[START]
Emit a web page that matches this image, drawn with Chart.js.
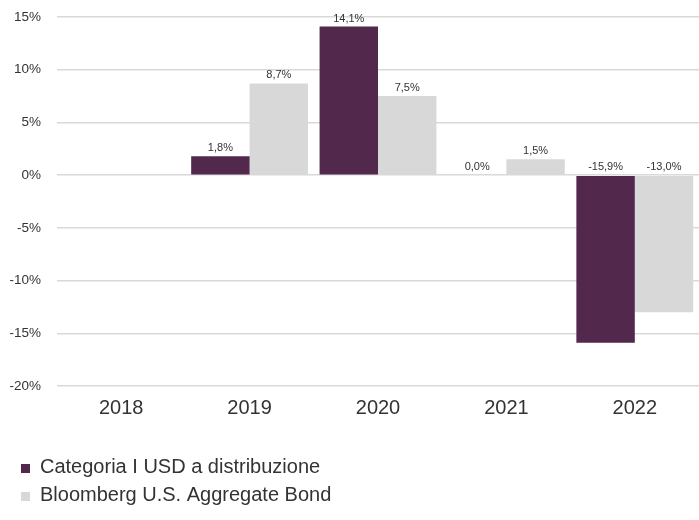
<!DOCTYPE html>
<html>
<head>
<meta charset="utf-8">
<script src="https://cdn.jsdelivr.net/npm/chart.js@4.4.1/dist/chart.umd.min.js"></script>
<style>
  html, body { margin: 0; padding: 0; background: #fff; }
  #wrap { width: 699px; height: 520px; }
</style>
</head>
<body>
<div id="wrap"><canvas id="barChart" width="699" height="520"></canvas></div>
<script>
const years = ['2018', '2019', '2020', '2021', '2022'];
const fundLabel = 'Categoria I USD a distribuzione';
const fundValues = [null, 1.8, 14.1, 0.0, -15.9];
const indexLabel = 'Bloomberg U.S. Aggregate Bond';
const indexValues = [null, 8.7, 7.5, 1.5, -13.0];
const yTicks = [15, 10, 5, 0, -5, -10, -15, -20];

const purple = '#52284c';
const grey = '#d8d8d8';
const font = "Arial, 'Liberation Sans', sans-serif";

// labels above bars (negative values: label sits above the zero line)
const valueLabels = {
    id: 'valueLabels',
    afterDatasetsDraw(chart) {
        const ctx = chart.ctx;
        const zero = chart.scales.y.getPixelForValue(0);
        ctx.save();
        ctx.font = '11px ' + font;
        ctx.fillStyle = '#333';
        ctx.textAlign = 'center';
        ctx.textBaseline = 'middle';
        chart.data.datasets.forEach((ds, i) => {
            chart.getDatasetMeta(i).data.forEach((bar, j) => {
                const v = ds.data[j];
                if (v === null) return;
                const top = v > 0 ? bar.y : zero;
                ctx.fillText(v.toFixed(1).replace('.', ',') + '%', bar.x, top - 8);
            });
        });
        ctx.restore();
    }
};

// vertical legend in the lower left corner
const sideLegend = {
    id: 'sideLegend',
    afterDraw(chart) {
        const ctx = chart.ctx;
        ctx.save();
        ctx.font = '20px ' + font;
        ctx.textBaseline = 'alphabetic';
        ctx.textAlign = 'left';
        chart.data.datasets.forEach((ds, i) => {
            const base = 473 + i * 28;
            ctx.fillStyle = ds.backgroundColor;
            ctx.fillRect(21, base - 9, 9, 9);
            ctx.fillStyle = '#333';
            ctx.fillText(ds.label, 40, base);
        });
        ctx.restore();
    }
};

new Chart(
    document.getElementById('barChart'),
    {
        type: 'bar',
        data: {
            labels: years,
            datasets: [
                {
                    label: fundLabel,
                    data: fundValues,
                    backgroundColor: purple,
                    barPercentage: 1.0,
                    categoryPercentage: 0.91
                },
                {
                    label: indexLabel,
                    data: indexValues,
                    backgroundColor: grey,
                    barPercentage: 1.0,
                    categoryPercentage: 0.91
                }
            ]
        },
        options: {
            responsive: false,
            animation: false,
            layout: {
                padding: { top: 17, left: 10, right: 0, bottom: 98 }
            },
            scales: {
                x: {
                    grid: { display: false },
                    border: { display: false },
                    ticks: {
                        color: '#333',
                        padding: 2,
                        font: { family: font, size: 20 }
                    }
                },
                y: {
                    min: -20,
                    max: 15,
                    afterBuildTicks: axis => {
                        axis.ticks = yTicks.map(v => ({ value: v }));
                    },
                    afterFit: axis => {
                        axis.width = 47;
                        axis.paddingTop = 0;
                        axis.paddingBottom = 0;
                    },
                    grid: {
                        color: '#d9d9d9',
                        lineWidth: 1.5,
                        drawTicks: false
                    },
                    border: { display: false },
                    ticks: {
                        color: '#333',
                        padding: 16,
                        font: { family: font, size: 13.5 },
                        callback: v => v + '%'
                    }
                }
            },
            plugins: {
                legend: { display: false },
                tooltip: { enabled: false }
            }
        },
        plugins: [valueLabels, sideLegend]
    }
);
</script>
</body>
</html>
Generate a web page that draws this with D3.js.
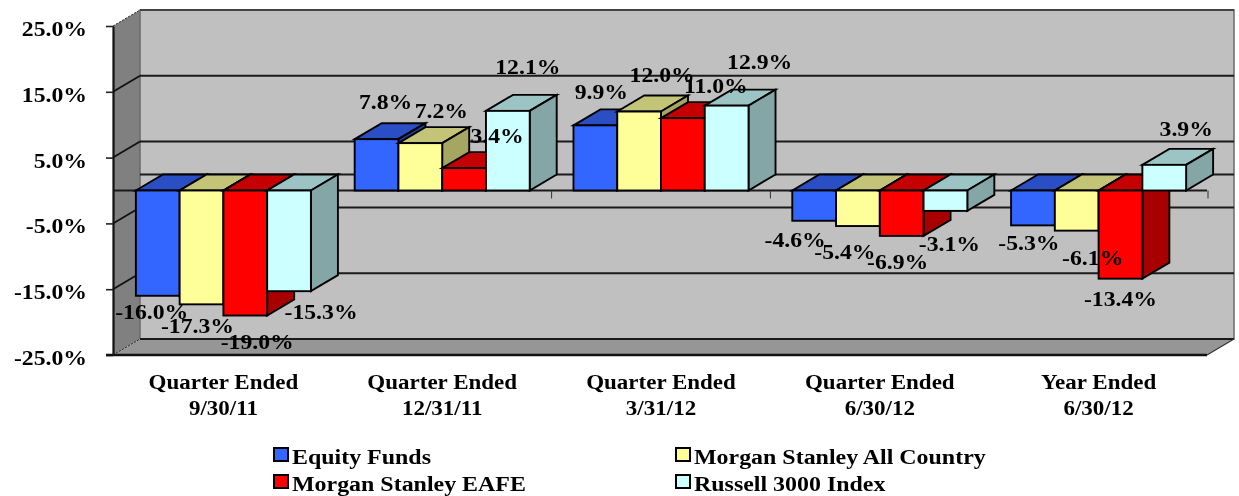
[END]
▶ What the exercise asks: Omit the pictures. Output every record above word for word.

▶ Output below:
Emit a web page that matches this image, drawn with Chart.js.
<!DOCTYPE html>
<html>
<head>
<meta charset="utf-8">
<script src="https://cdn.jsdelivr.net/npm/chart.js@4.4.1/dist/chart.umd.min.js"></script>
<style>
  html, body { margin: 0; padding: 0; background: #fff; }
  #wrap { width: 699px; height: 520px; }
</style>
</head>
<body>
<div id="wrap"><canvas id="barChart" width="699" height="520"></canvas></div>
<script>
const years = ['2018', '2019', '2020', '2021', '2022'];
const fundLabel = 'Categoria I USD a distribuzione';
const fundValues = [null, 1.8, 14.1, 0.0, -15.9];
const indexLabel = 'Bloomberg U.S. Aggregate Bond';
const indexValues = [null, 8.7, 7.5, 1.5, -13.0];
const yTicks = [15, 10, 5, 0, -5, -10, -15, -20];

const purple = '#52284c';
const grey = '#d8d8d8';
const font = "Arial, 'Liberation Sans', sans-serif";

// labels above bars (negative values: label sits above the zero line)
const valueLabels = {
    id: 'valueLabels',
    afterDatasetsDraw(chart) {
        const ctx = chart.ctx;
        const zero = chart.scales.y.getPixelForValue(0);
        ctx.save();
        ctx.font = '11px ' + font;
        ctx.fillStyle = '#333';
        ctx.textAlign = 'center';
        ctx.textBaseline = 'middle';
        chart.data.datasets.forEach((ds, i) => {
            chart.getDatasetMeta(i).data.forEach((bar, j) => {
                const v = ds.data[j];
                if (v === null) return;
                const top = v > 0 ? bar.y : zero;
                ctx.fillText(v.toFixed(1).replace('.', ',') + '%', bar.x, top - 8);
            });
        });
        ctx.restore();
    }
};

// vertical legend in the lower left corner
const sideLegend = {
    id: 'sideLegend',
    afterDraw(chart) {
        const ctx = chart.ctx;
        ctx.save();
        ctx.font = '20px ' + font;
        ctx.textBaseline = 'alphabetic';
        ctx.textAlign = 'left';
        chart.data.datasets.forEach((ds, i) => {
            const base = 473 + i * 28;
            ctx.fillStyle = ds.backgroundColor;
            ctx.fillRect(21, base - 9, 9, 9);
            ctx.fillStyle = '#333';
            ctx.fillText(ds.label, 40, base);
        });
        ctx.restore();
    }
};

new Chart(
    document.getElementById('barChart'),
    {
        type: 'bar',
        data: {
            labels: years,
            datasets: [
                {
                    label: fundLabel,
                    data: fundValues,
                    backgroundColor: purple,
                    barPercentage: 1.0,
                    categoryPercentage: 0.91
                },
                {
                    label: indexLabel,
                    data: indexValues,
                    backgroundColor: grey,
                    barPercentage: 1.0,
                    categoryPercentage: 0.91
                }
            ]
        },
        options: {
            responsive: false,
            animation: false,
            layout: {
                padding: { top: 17, left: 10, right: 0, bottom: 98 }
            },
            scales: {
                x: {
                    grid: { display: false },
                    border: { display: false },
                    ticks: {
                        color: '#333',
                        padding: 2,
                        font: { family: font, size: 20 }
                    }
                },
                y: {
                    min: -20,
                    max: 15,
                    afterBuildTicks: axis => {
                        axis.ticks = yTicks.map(v => ({ value: v }));
                    },
                    afterFit: axis => {
                        axis.width = 47;
                        axis.paddingTop = 0;
                        axis.paddingBottom = 0;
                    },
                    grid: {
                        color: '#d9d9d9',
                        lineWidth: 1.5,
                        drawTicks: false
                    },
                    border: { display: false },
                    ticks: {
                        color: '#333',
                        padding: 16,
                        font: { family: font, size: 13.5 },
                        callback: v => v + '%'
                    }
                }
            },
            plugins: {
                legend: { display: false },
                tooltip: { enabled: false }
            }
        },
        plugins: [valueLabels, sideLegend]
    }
);
</script>
</body>
</html>
Generate a web page that draws this with D3.js.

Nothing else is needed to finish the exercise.